Young and Eastman went through two court trials in 1918. Each time, a hung jury resulted in a mistrial. Though Young was never again charged, he exited the trials shaken and with his professional reputation damaged. Former clients wouldn't hire him. People he considered friends now shunned him. He would eventually shake off his pariah status, but the trials took a toll.

A final question: the timing for To Laugh That We May Not Weep could probably not be better. What is it about Art Young’s work that resonates today?

Frank: Art Young’s humanity—the soul of kindness—offers us a sense of hope as it acknowledges the train-wreck around us.  2017 has been a nightmarish year, but a study of Art Young’s work reassures us that America has been through similar horrors and survived. While there is an understandable lessening of hope compared to, say, the days of the Cuban Missile Crisis, there is still hope. To realize that hope, we must be more humane beings. We must step back from corporatization, mindless consumption, greed and the hard shell we put around ourselves and be decent, caring individuals.

Art Young shows us one way to speak up without ranting or foaming at the mouth. Most of us experience political discourse via rants and ravings on Facebook, which may turn out to be the worst possible forum for such a discussion. Instead of shouting matches or physical conflicts, I wish the antifa protesters would paper buildings with blow-ups of Art Young cartoons--or create new work inspired by Young’s voice. (These images are in the public domain, gang, so go for it!)

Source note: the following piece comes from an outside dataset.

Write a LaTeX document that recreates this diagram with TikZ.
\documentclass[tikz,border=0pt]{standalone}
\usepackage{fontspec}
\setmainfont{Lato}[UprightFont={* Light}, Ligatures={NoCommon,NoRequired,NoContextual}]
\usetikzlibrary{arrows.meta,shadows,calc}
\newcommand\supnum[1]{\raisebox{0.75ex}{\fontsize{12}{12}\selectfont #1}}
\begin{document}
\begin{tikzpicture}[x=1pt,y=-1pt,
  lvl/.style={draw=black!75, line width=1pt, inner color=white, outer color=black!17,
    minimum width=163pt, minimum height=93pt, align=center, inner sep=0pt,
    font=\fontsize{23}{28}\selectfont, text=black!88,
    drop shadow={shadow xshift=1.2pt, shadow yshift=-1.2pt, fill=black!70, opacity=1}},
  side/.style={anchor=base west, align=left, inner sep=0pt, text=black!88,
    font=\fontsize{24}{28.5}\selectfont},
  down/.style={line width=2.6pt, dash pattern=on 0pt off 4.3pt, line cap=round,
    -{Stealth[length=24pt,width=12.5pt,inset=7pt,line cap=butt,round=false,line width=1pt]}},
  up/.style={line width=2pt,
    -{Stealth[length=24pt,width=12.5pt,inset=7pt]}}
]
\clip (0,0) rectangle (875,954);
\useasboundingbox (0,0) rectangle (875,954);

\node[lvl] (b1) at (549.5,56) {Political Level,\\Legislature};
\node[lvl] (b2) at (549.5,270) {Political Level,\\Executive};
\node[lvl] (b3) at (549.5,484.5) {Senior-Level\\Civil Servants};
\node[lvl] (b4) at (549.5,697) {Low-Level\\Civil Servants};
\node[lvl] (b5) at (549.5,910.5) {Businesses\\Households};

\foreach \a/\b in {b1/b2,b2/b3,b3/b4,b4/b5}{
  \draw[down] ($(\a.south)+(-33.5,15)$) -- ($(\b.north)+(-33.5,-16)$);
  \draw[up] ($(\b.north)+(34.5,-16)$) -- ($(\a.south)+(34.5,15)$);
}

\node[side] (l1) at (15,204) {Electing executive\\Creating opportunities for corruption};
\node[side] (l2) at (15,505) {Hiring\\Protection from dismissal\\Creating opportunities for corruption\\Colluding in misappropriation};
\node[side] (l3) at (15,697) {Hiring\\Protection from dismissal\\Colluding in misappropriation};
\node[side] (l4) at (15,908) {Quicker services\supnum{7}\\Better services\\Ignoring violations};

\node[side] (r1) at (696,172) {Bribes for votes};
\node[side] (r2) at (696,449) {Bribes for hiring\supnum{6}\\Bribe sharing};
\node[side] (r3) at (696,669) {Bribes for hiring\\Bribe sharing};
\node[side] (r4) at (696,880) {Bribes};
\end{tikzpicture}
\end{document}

It’s a tall order, and I hope younger Americans can rise to the occasion. The voice and artistry of Art Young can help us remember to keep a sense of perspective, and that to flippantly villainize a person or agenda isn’t enough. We need to take a deeper look and find a humane voice in our response.

Glenn: I advise you to:

  1. Look at the cover and title.
  2. See the double spread of “In A World Of Plenty”
  3. Read the essay by Art Spiegelman.

If you don’t “get it” by then, you are probably a Trump-kin.